Director Alice Diop, usually a documentarian, found herself unable to film the trial of Fabienne Kabou, who was charged with an infant killing crime in 2013, citing the same defence. Instead, Diop fictionalised the story, but her documentary background is evident, often to good effect. Given the limited locations (most of the drama takes place in the courtroom) Diop attempts to diffuse staginess with cinematic verve, perhaps channelling films like 12 Angry Men in the way her angles go from wide, to mid, to close as Laurence’s testimony progresses. The results are often compellingly claustrophobic, but the length of these scenes is perhaps a tough ask for general audiences, whose attention and intellectual rigour are demanded throughout.
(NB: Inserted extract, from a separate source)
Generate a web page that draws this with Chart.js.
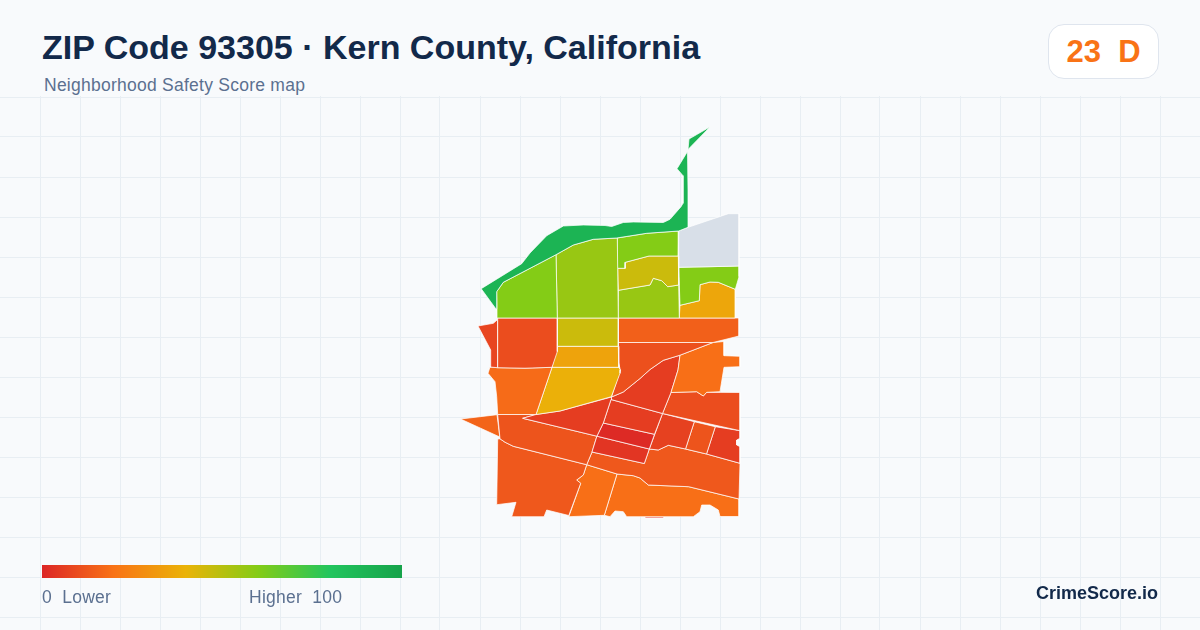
<!DOCTYPE html>
<html>
<head>
<meta charset="utf-8">
<script src="https://cdn.jsdelivr.net/npm/chart.js@4"></script>
<style>
  html, body { margin:0; padding:0; width:1200px; height:630px; overflow:hidden; background:#f8fafc; font-family:"Liberation Sans", Arial, sans-serif; }
  #map-wrap { position:absolute; left:0; top:96px; width:1200px; height:534px; }
  .txt { position:absolute; white-space:pre; line-height:1; }
  #title { left:42px; top:30px; font-size:34px; font-weight:700; color:#12294a; }
  #sub { left:44px; top:77px; font-size:17.5px; color:#5b7090; letter-spacing:0.25px; }
  #badge { position:absolute; left:1048px; top:24px; width:109px; height:53px; background:#fff; border:1px solid #dfe5ee; border-radius:16px; text-align:center; line-height:53px; font-size:31px; font-weight:700; color:#f97316; white-space:pre; }
  #ramp { position:absolute; left:42px; top:565px; width:360px; height:13px; }
  #low { left:42px; top:589px; font-size:17.5px; color:#5b7090; letter-spacing:0.25px; }
  #high { left:249px; top:589px; font-size:17.5px; color:#5b7090; letter-spacing:0.25px; }
  #brand { left:1036px; top:584px; font-size:18px; font-weight:700; color:#12294a; }
</style>
</head>
<body>
<div id="map-wrap"><canvas id="map"></canvas></div>
<div class="txt" id="title">ZIP Code 93305 · Kern County, California</div>
<div class="txt" id="sub">Neighborhood Safety Score map</div>
<div id="badge">23  D</div>
<div id="ramp"></div>
<div class="txt" id="low">0  Lower</div>
<div class="txt" id="high">Higher  100</div>
<div class="txt" id="brand">CrimeScore.io</div>

<script>
/* score ramp, 0..100 in equal steps */
const rampColors = ['#dc2626', '#f97316', '#eab308', '#84cc16', '#22c55e', '#16a34a'];
const noDataColor = '#d8dfe8';

/* grid of the map frame */
const gridCols = [40,80,120,160,200,240,280,320,360,400,440,480,520,560,600,640,680,720,760,800,840,880,920,960,1000,1040,1080,1120,1160];
const gridRows = [97,137,177,217,257,297,337,377,417,457,497,537,577,617];

/* tract outlines, map units */
const northTip = [[710.2,126.8],[689,139],[688,149.5]];
const northStrip = [[687.5,151.5],[677,168.7],[683,175.7],[683,203.3],[681,206.7],[670,219.3],[663.3,222.5],[633.3,222],[623.3,222.5],[611.7,226.5],[605,225.5],[583.3,225],[563.3,226],[546.7,235.7],[530,253],[521.7,263.7],[481.2,288.7],[496,309],[496.7,291.7],[503.3,282.3],[556,254.7],[573.3,245],[593.3,239.3],[616.7,238],[646.7,233.3],[678.7,231],[688,227.3],[688,190]];
const limeWest = [[496.7,291.7],[503.3,282.3],[556,254.7],[557.3,318],[497.7,318],[497,305]];
const oliveCentre = [[556,254.7],[573.3,245],[593.3,239.3],[617.3,238],[618.3,318],[557.3,318]];
const limeNorth = [[617.3,238],[646.7,233.3],[678.7,231],[678.3,256],[649,256],[625.3,262.3],[625,268.3],[617.7,268.3]];
const mustardMid = [[617.7,268.3],[625,268.3],[625.3,262.3],[649,256],[678.3,256],[678.7,285],[667.7,286.7],[661.7,280.7],[653.3,278.3],[650,285],[618.3,290.3]];
const oliveSouth = [[618.3,290.3],[650,285],[653.3,278.3],[661.7,280.7],[667.7,286.7],[678.7,285],[679.3,318],[618.3,318]];
const noDataEast = [[678.7,231],[688,227.3],[728.3,213.7],[739,213.7],[739,266],[710,266.7],[678.7,267.3]];
const limeEast = [[678.7,267.3],[710,266.7],[739,266],[739,276.7],[735.3,289.3],[718.3,282.3],[710,282],[700,284.7],[699.3,300.7],[680,305.3]];
const amberEast = [[680,305.3],[699.3,300.7],[700,284.7],[710,282],[718.3,282.3],[735.3,289.3],[735.3,318],[679.3,318]];
const redWest = [[497.7,318],[557.3,318],[557.3,351.7],[552,367.3],[525,368.2],[497.7,367.7]];
const farWest = [[478,326],[493.3,323.3],[497.7,319.5],[497.7,367.7],[490,367],[490.7,350]];
const orangeWest = [[490,367],[497.7,367.7],[525,368.2],[552,367.3],[536,414.5],[497.7,414.5],[496.7,396.7],[495,381.7],[488,373.3]];
const mustardTop = [[557.3,318],[618.3,318],[618.3,346.3],[557.3,346.3]];
const amberMid = [[557.3,346.3],[618.3,346.3],[618.8,367.3],[552,367.3]];
const goldMid = [[552,367.3],[618.8,367.3],[620.3,370],[620,373.3],[611.3,396.7],[560,411],[536,414.5]];
const orangeNorth = [[618.3,318],[739,318],[739,336],[713,342.5],[618.3,342.5]];
const redOrangeWedge = [[618.3,342.5],[713,342.5],[680,355.2],[663.3,360.3],[650,369.5],[640,378.5],[623.3,392],[611.5,397],[620.3,370],[618.8,363.3]];
const orangeEast = [[680,355.2],[713,342.5],[724,341.5],[724,355.7],[740,356.3],[740,366.7],[724,367.3],[720,391.7],[706.7,392.3],[703.3,396],[696.7,391.7],[671,392.5],[678,370]];
const redTriangleNorth = [[680,355.2],[678,370],[671,392.5],[662.5,413.5],[611,399.5],[611.5,397],[623.3,392],[640,378.5],[650,369.5],[663.3,360.3]];
const redTriangleWest = [[611.5,397],[560,411],[536,414.5],[522.7,418.3],[596.9,436.2],[603.3,423],[611,399.5]];
const blockUpper = [[611,399.5],[662.5,413.5],[654.5,434.3],[603.3,423]];
const blockCore = [[603.3,423],[654.5,434.3],[649.3,449],[596.9,436.2]];
const blockLower = [[596.9,436.2],[649.3,449],[644.3,463.5],[592,452]];
const eastUpper = [[671,392.5],[696.7,391.7],[703.3,396],[706.7,392.3],[740,392.5],[740,430.7],[662.5,413.5]];
const eastBlockA = [[662.5,413.5],[694.3,421.7],[685.5,449],[668.3,445.3],[658.3,450],[649.3,449]];
const eastBlockB = [[694.3,421.7],[715.3,426.7],[706.5,454],[685.5,449]];
const eastBlockC = [[715.3,426.7],[740,430.7],[740,438.3],[736.7,440],[736.7,445],[740,446.7],[740,463.3],[706.5,454]];
const railWest = [[497.7,414.5],[536,414.5],[522.7,418.3],[596.9,436.2],[592,452],[586.7,464.7],[513.3,446.3],[505,442.2],[500,438.8]];
const railEast = [[592,452],[644.3,463.5],[649.3,449],[658.3,450],[668.3,445.3],[685.5,449],[706.5,454],[740,463.3],[739,499],[688.7,486.7],[648.3,485],[640,478],[633.3,475.7],[617,474],[586.7,464.7]];
const southWest = [[497.7,439],[500,438.8],[505,442.2],[513.3,446.3],[586.7,464.7],[583.3,475],[576.7,480],[580.7,483.3],[568.8,515.5],[546.7,510],[544,516.7],[511.7,516.7],[516,502.3],[496.7,504.7]];
const southMid = [[586.7,464.7],[617,474],[604.3,515.3],[568.8,516.7],[580.7,483.3],[576.7,480],[583.3,475]];
const southEast = [[617,474],[633.3,475.7],[640,478],[648.3,485],[688.7,486.7],[739,499],[739,516.5],[720,516.5],[718.3,510],[710,505],[701.7,505],[700,511.7],[693.3,516.7],[626.7,516.7],[623.3,511.7],[615,511],[610,516.7],[604.3,515.3]];
const southSliver = [[645,516.8],[664,516.8],[664,518],[645,518]];
const westSpike = [[460.5,419],[497,414.7],[499.8,437]];

const tracts = [northTip, northStrip, limeWest, oliveCentre, limeNorth, mustardMid, oliveSouth, noDataEast, limeEast, amberEast, redWest, farWest, orangeWest, mustardTop, amberMid, goldMid, orangeNorth, redOrangeWedge, orangeEast, redTriangleNorth, redTriangleWest, blockUpper, blockCore, blockLower, eastUpper, eastBlockA, eastBlockB, eastBlockC, railWest, railEast, southWest, southMid, southEast, southSliver, westSpike];
const tractScores = [90, 90, 60, 56, 60, 46, 56, null, 60, 36, 10, 8, 18, 46, 35, 39, 15, 11, 19, 6, 6, 6, 1, 4, 10, 7, 12, 6, 12, 13, 13, 19, 19, 1, 16];

function hex2rgb(h) {
    return [1, 3, 5].map(i => parseInt(h.slice(i, i + 2), 16));
}

function scoreColor(score) {
    if (score === null) return noDataColor;
    const pos = score / 100 * (rampColors.length - 1);
    const i = Math.min(Math.floor(pos), rampColors.length - 2);
    const a = hex2rgb(rampColors[i]), b = hex2rgb(rampColors[i + 1]);
    const c = a.map((v, k) => Math.round(v + (b[k] - v) * (pos - i)));
    return `rgb(${c[0]},${c[1]},${c[2]})`;
}

document.getElementById('ramp').style.background =
    `linear-gradient(to right, ${rampColors.join(',')})`;

new Chart(document.getElementById('map'), {
    type: 'scatter',
    data: {
        datasets: tracts.map((shape, i) => ({
            data: shape.concat([shape[0]]).map(p => ({ x: p[0], y: p[1] })),
            showLine: true,
            fill: 'shape',
            backgroundColor: scoreColor(tractScores[i]),
            borderColor: 'rgba(255,255,255,0.9)',
            borderWidth: 0.8,
            borderJoinStyle: 'round',
            pointRadius: 0,
            tension: 0,
        })),
    },
    options: {
        responsive: true,
        maintainAspectRatio: false,
        animation: false,
        events: [],
        layout: { padding: 0 },
        plugins: { legend: { display: false }, tooltip: { enabled: false } },
        scales: {
            x: {
                type: 'linear', min: 0, max: 1200,
                afterBuildTicks: s => { s.ticks = gridCols.map(v => ({ value: v })); },
                ticks: { display: false },
                border: { display: false },
                grid: { color: '#e8eef3', lineWidth: 1, drawTicks: false },
            },
            y: {
                type: 'linear', min: 96, max: 630, reverse: true,
                afterBuildTicks: s => { s.ticks = gridRows.map(v => ({ value: v })); },
                ticks: { display: false },
                border: { display: false },
                grid: { color: '#e8eef3', lineWidth: 1, drawTicks: false },
            },
        },
    },
});
</script>
</body>
</html>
So perhaps not one to watch if you’re in the mood for a Gerard Butler film, but there is much to praise in the performances, particularly from Kagame. As her character Rama grapples with her research and watches Pier Paolo Pasolini’s 1969 Medea adaptation, her conflicted hang-ups around motherhood and the trial’s defendant are depicted with subtlety and nuance. Malanga is also excellent, especially in her interactions with defence barrister (Aurélia Petit). There’s also a fine performance from Valérie Dréville as the court president, who interrogates the sorcery defence with composed but crystalline dexterity.
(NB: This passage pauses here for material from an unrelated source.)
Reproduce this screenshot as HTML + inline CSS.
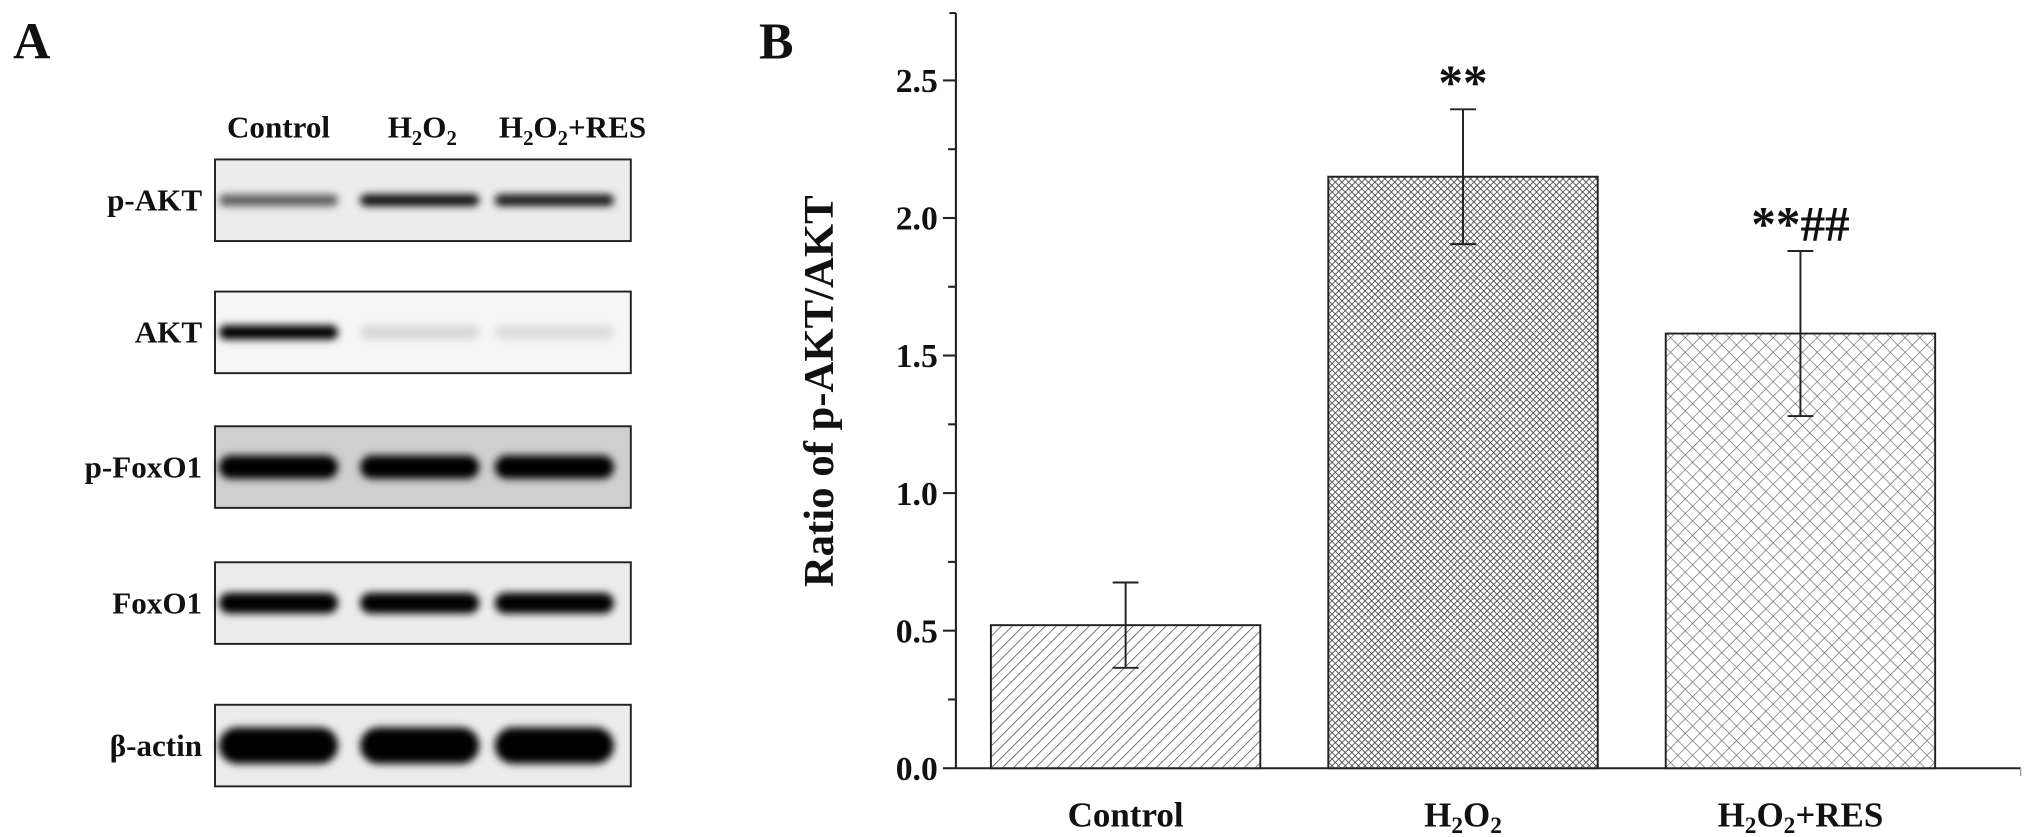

Those expecting clear-cut conclusions will be disappointed. This film essentially asks the audience to act as jury (as is made clear by the defence barrister’s final summing up, delivered directly to camera), so the deliberate ambiguity will frustrate some. Still, it’s certainly a thought-provoking piece, especially concerning how a western court can maintain objectivity when dealing with profound cultural differences about which they are bound to have inherent biases. Cynicism around accusations of sorcery is inevitable, but some of the testimony against Laurence is underpinned with unconscious racism (by her former university professor, for instance). How much the brazen sorcery claim can be dismissed out of hand with secular incredulity, versus how much it can be reframed as a compassionate mental illness defence more palatable to western sensibilities, is a central question with which the narrative grapples.